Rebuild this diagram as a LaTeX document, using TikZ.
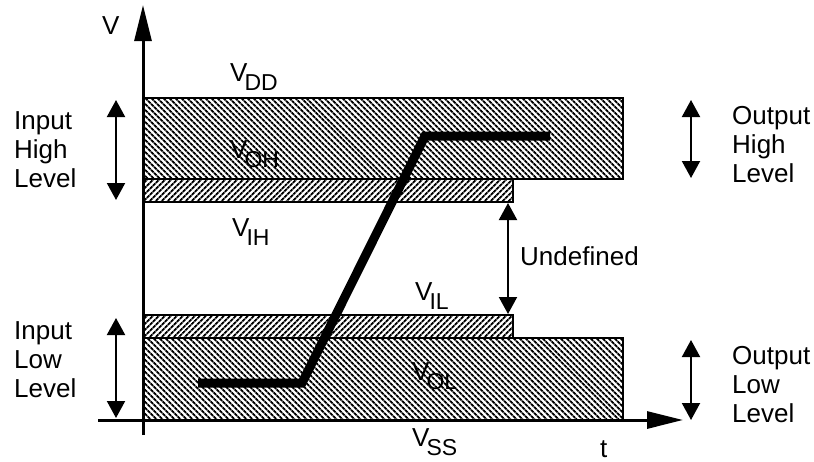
\documentclass[tikz,border=0pt]{standalone}
\usepackage{fontspec}
\setmainfont{Liberation Sans}
\usetikzlibrary{patterns.meta,arrows.meta}
\newcommand\vlab[1]{V\kern-3pt\raisebox{-9pt}{\fontsize{23}{23}\selectfont #1}}
\begin{document}
\begin{tikzpicture}[x=1pt,y=-1pt,
  lbl/.style={inner sep=0pt,anchor=base west,font=\fontsize{26}{29}\selectfont},
  multi/.style={lbl,align=left},
  hatchA/.style={draw,line width=2.5pt,pattern={Lines[angle=-45,distance=4pt,line width=2pt]},pattern color=black},
  hatchB/.style={draw,line width=2.5pt,pattern={Lines[angle=45,distance=4pt,line width=2pt]},pattern color=black},
  axis/.style={line width=3pt,-{Triangle[length=36pt,width=17pt]}},
  dbl/.style={line width=2pt,{Triangle[length=17pt,width=18pt]}-{Triangle[length=17pt,width=18pt]}},
  signal/.style={line width=9pt}]
\useasboundingbox (0,0) rectangle (814,461);
% bands
\draw[hatchA] (143,98) rectangle (623,179);
\draw[hatchB] (143,179) rectangle (513,202);
\draw[hatchB] (143,315) rectangle (513,338);
\draw[hatchA] (143,338) rectangle (623,420);
% axes
\coordinate (yb) at (143,435);
\coordinate (yt) at (143,5);
\coordinate (xl) at (98,420);
\coordinate (xr) at (683,420);
\draw[axis] (yb) -- (yt);
\draw[axis] (xl) -- (xr);
% signal
\coordinate (s0) at (198,383);
\coordinate (s1) at (302,383);
\coordinate (s2) at (425,136);
\coordinate (s3) at (550,136);
\draw[signal] (s0) -- (s1) -- (s2) -- (s3);
% double arrows
\coordinate (ih1) at (116,100); \coordinate (ih2) at (116,200);
\coordinate (il1) at (116,318); \coordinate (il2) at (116,418);
\coordinate (oh1) at (691,100); \coordinate (oh2) at (691,178);
\coordinate (ol1) at (691,340); \coordinate (ol2) at (691,420);
\coordinate (u1) at (508,203); \coordinate (u2) at (508,314);
\draw[dbl] (ih1) -- (ih2);
\draw[dbl] (il1) -- (il2);
\draw[dbl] (oh1) -- (oh2);
\draw[dbl] (ol1) -- (ol2);
\draw[dbl] (u1) -- (u2);
% labels
\node[lbl] (v) at (102,34) {V};
\node[lbl] (vdd) at (230,81) {\vlab{DD}};
\node[lbl] (voh) at (230,158) {\vlab{OH}};
\node[lbl] (vih) at (232,236) {\vlab{IH}};
\node[lbl] (vil) at (415,300) {\vlab{IL}};
\node[lbl] (vol) at (412,380) {\vlab{OL}};
\node[lbl] (vss) at (412,446) {\vlab{SS}};
\node[lbl] (t) at (600,457) {t};
\node[lbl] (und) at (520,265) {Undefined};
\node[multi] (inh) at (14,187) {Input\\High\\Level};
\node[multi] (inl) at (14,397) {Input\\Low\\Level};
\node[multi] (outh) at (732,182) {Output\\High\\Level};
\node[multi] (outl) at (732,422) {Output\\Low\\Level};
\end{tikzpicture}
\end{document}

+ + + + + + +

• Task goal: The pictures should not be reproduced; quote all of the other material exactly.

• Output for this exercise:
Rebuild this diagram as a LaTeX document, using TikZ.
\documentclass[tikz,border=0pt]{standalone}
\usepackage{fontspec}
\setmainfont{Liberation Sans}
\usetikzlibrary{patterns.meta,arrows.meta}
\newcommand\vlab[1]{V\kern-3pt\raisebox{-9pt}{\fontsize{23}{23}\selectfont #1}}
\begin{document}
\begin{tikzpicture}[x=1pt,y=-1pt,
  lbl/.style={inner sep=0pt,anchor=base west,font=\fontsize{26}{29}\selectfont},
  multi/.style={lbl,align=left},
  hatchA/.style={draw,line width=2.5pt,pattern={Lines[angle=-45,distance=4pt,line width=2pt]},pattern color=black},
  hatchB/.style={draw,line width=2.5pt,pattern={Lines[angle=45,distance=4pt,line width=2pt]},pattern color=black},
  axis/.style={line width=3pt,-{Triangle[length=36pt,width=17pt]}},
  dbl/.style={line width=2pt,{Triangle[length=17pt,width=18pt]}-{Triangle[length=17pt,width=18pt]}},
  signal/.style={line width=9pt}]
\useasboundingbox (0,0) rectangle (814,461);
% bands
\draw[hatchA] (143,98) rectangle (623,179);
\draw[hatchB] (143,179) rectangle (513,202);
\draw[hatchB] (143,315) rectangle (513,338);
\draw[hatchA] (143,338) rectangle (623,420);
% axes
\coordinate (yb) at (143,435);
\coordinate (yt) at (143,5);
\coordinate (xl) at (98,420);
\coordinate (xr) at (683,420);
\draw[axis] (yb) -- (yt);
\draw[axis] (xl) -- (xr);
% signal
\coordinate (s0) at (198,383);
\coordinate (s1) at (302,383);
\coordinate (s2) at (425,136);
\coordinate (s3) at (550,136);
\draw[signal] (s0) -- (s1) -- (s2) -- (s3);
% double arrows
\coordinate (ih1) at (116,100); \coordinate (ih2) at (116,200);
\coordinate (il1) at (116,318); \coordinate (il2) at (116,418);
\coordinate (oh1) at (691,100); \coordinate (oh2) at (691,178);
\coordinate (ol1) at (691,340); \coordinate (ol2) at (691,420);
\coordinate (u1) at (508,203); \coordinate (u2) at (508,314);
\draw[dbl] (ih1) -- (ih2);
\draw[dbl] (il1) -- (il2);
\draw[dbl] (oh1) -- (oh2);
\draw[dbl] (ol1) -- (ol2);
\draw[dbl] (u1) -- (u2);
% labels
\node[lbl] (v) at (102,34) {V};
\node[lbl] (vdd) at (230,81) {\vlab{DD}};
\node[lbl] (voh) at (230,158) {\vlab{OH}};
\node[lbl] (vih) at (232,236) {\vlab{IH}};
\node[lbl] (vil) at (415,300) {\vlab{IL}};
\node[lbl] (vol) at (412,380) {\vlab{OL}};
\node[lbl] (vss) at (412,446) {\vlab{SS}};
\node[lbl] (t) at (600,457) {t};
\node[lbl] (und) at (520,265) {Undefined};
\node[multi] (inh) at (14,187) {Input\\High\\Level};
\node[multi] (inl) at (14,397) {Input\\Low\\Level};
\node[multi] (outh) at (732,182) {Output\\High\\Level};
\node[multi] (outl) at (732,422) {Output\\Low\\Level};
\end{tikzpicture}
\end{document}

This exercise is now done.